- Location: Columbia County, Wisconsin
- Nearest city: Columbus, WI
- Coordinates: 43°32′3.9″N 89°23′48.4″W﻿ / ﻿43.534417°N 89.396778°W
- Area: 2,466 acres (9.98 km^{2})
- Established: 1963
- Governing body: Wisconsin Department of Natural Resources

= Swan Lake Wildlife Area =

State Wildlife Area in Columbia County, Wisconsin

The Swan Lake Wildlife Area is a 2,466 acre tract of protected land located in Columbia County, Wisconsin, managed by the Wisconsin Department of Natural Resources (WDNR). Land to be used for the wildlife area was first acquired in 1963 to provide for hunting and other outdoor recreational activities in the county. In addition to outdoor recreation activities, the wildlife area was established to protect the Fox River watershed.

==Swan Lake==
The lake for which the wildlife area is named after has an area of 407 acre and has a maximum depth of 82 ft with an average depth of 32 ft. The Lake is made up of 55% muck, 30% sand and 15% gravel. There is a single boat jetty that provides boating access to the Lake.

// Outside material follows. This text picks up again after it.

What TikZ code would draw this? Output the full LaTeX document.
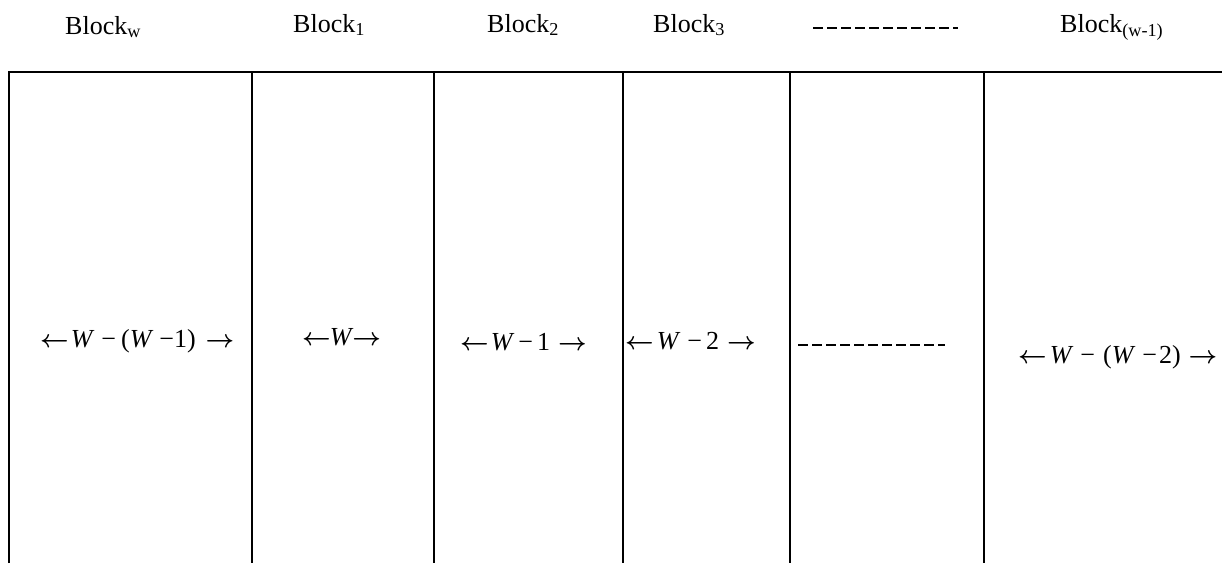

There are five different invasive species present in the Lake; the curly-leaf pondweed, eurasian water-milfoil, Japanese knotweed, purple loosestrife and zebra mussel. In addition to these invasive plants and animals, while not invasive, the Lake and surrounding Wildlife Area are dominated by large swathes of cattail marshes.

There are ten different types of cover in the wildlife area, including aspen, bottomland hardwood, developed, grassland, marsh, oak, shrub wetland, tamarack, upland conifer and the most common, Emergent Wetland.

Cover type acreage
| Cover type | Acres | Percentage cover |
|---|---|---|
| Aspen | 150 | 6% |
| Bottomland hardwood | 50 | 2% |
| Developed | 4 | <1% |
| Emergent wetland | 1,227 | 50% |
| Grassland | 90 | 4% |
| Marsh | 500 | 20% |
| Oak | 190 | 7% |
| Shrub wetland | 230 | 9% |
| Tamarack | 20 | 1% |
| Upland conifer | 5 | <1% |
| Total acreage | 2,466 | 100% |

==Flora and fauna==
There are several different types of trees residing in the wildlife area, the most prominent being oak, maple, hemlock, and red pine. In addition to the varied flora, in both Swan Lake and the surrounding marshland, musky, Northern pike, largemouth bass, walleye and northern pike are commonly found. Besides sea dwelling fauna, black tern, turkey and shorebirds have been known to frequent the area.

Other flora besides trees include bur-reed, common reed grass, various bulrush, pickerel-weed and wild rice.